Suddenly he stood up and she watched him as he pulled off his shirt and breeches. When he came back to the sofa and stood in front of her

he did not have to guide her hands and she reached for him naturally. She gazed at his sex as she slid back the loose skin to reveal the shiny plum-coloured head, as he had taught her. Then he reached down, removed her hands and sank to the floor in front of her. He pushed apart her knees and laid her back on the velvet-covered sofa. He lowered his face and she felt his moustaches tickling the inside of her thighs, then moving higher.

"What are you doing?" she cried, with alarm. He had not done this before, and she tried to sit up. He held her down and suddenly she cried out and sank her fingernails into his shoulders. His mouth had settled on her most secret parts. The sensation was so intense that she feared for a moment she might faint.

It was not every night that he came down the spiral staircase to fetch her. On many nights there was the rumble of carriage wheels on the cobbled streets below Louisa's window. She blew out her candle and peeped through the curtains to watch Mijnheer van Ritters' guests arriving for another banquet or fashionable soiree. Long after they had left she lay awake, hoping to hear his footstep on the staircase, but she was usually disappointed.

For weeks or even months at a time he was gone, sailing on one of his fine ships to places with strange and evocative names. While he was gone she was restless and bored. She found that she was even impatient with Gertruda, and unhappy with herself.

When he came back his presence filled the great house, and even the other servants were enlivened and excited by it.
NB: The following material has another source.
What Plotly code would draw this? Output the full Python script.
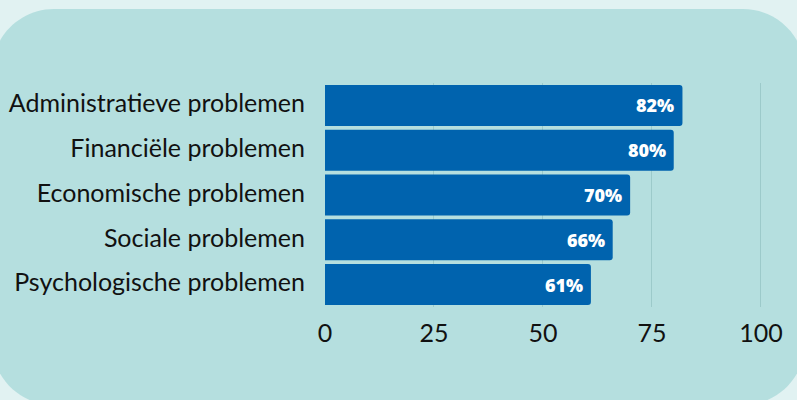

Suddenly all the waiting and pining were as if they had never happened as she heard him descending the staircase and leaped from her bed to meet him as he stepped through the secret door in the panelling. After that he devised a signal to summon her to his chamber so that he no longer had to come down to fetch her. At dinner time he would send a footman to deliver a red rose to Gertruda. None of the servants who delivered the bloom thought it odd: they all knew that Mijnheer had an inexplicable affection for his ugly slow-witted daughter. But on those nights the door at the top of the spiral staircase was unlocked, and when Louisa stepped through he was waiting for her.

These meetings were never the same. Every time he invented some new game for them to act out. He made her dress in fantastic costumes, play the role of milkmaid, stable-boy or princess. Sometimes he made her wear masks, the heads of demons and wild animals.

On other evenings they would study the pictures in the green book, and then enact the scenes they depicted. The first time he showed her the picture of the girl lying under the boy and his shaft buried in her to the hilt, she did not believe it was possible. But he was gentle, patient and considerate, so that when it happened there was little pain and only a few drops of her virgin blood on the sheets of the wide bed. Afterwards she felt a great sense of accomplishment and when she was alone she studied her lower body with awe. It amazed her that the parts she had been taught were unclean and sinful could be the seat of such delights. She was convinced now that there was nothing more that he could teach her. She believed that she had been able to pleasure him, and herself, in every conceivable way. But she was wrong.

He went away on one of his seemingly interminable voyages, this time to a place called St. Petersburg in Russia to visit the court of Pyotr Alekseyevich, whom other men called Peter the Great, and to expand his interests in the trade in precious furs. When he returned Louisa was in a fever of excitement, and this time she did not have long to wait for his summons. That evening a footman delivered a single red rose to Gertruda while Louisa was cutting up her roasted chicken.

"Why are you so happy, Louisa?" Gertruda demanded, as she danced around the bedroom.

"Because I love you, Gertie, and I love everybody in the world," Louisa sang.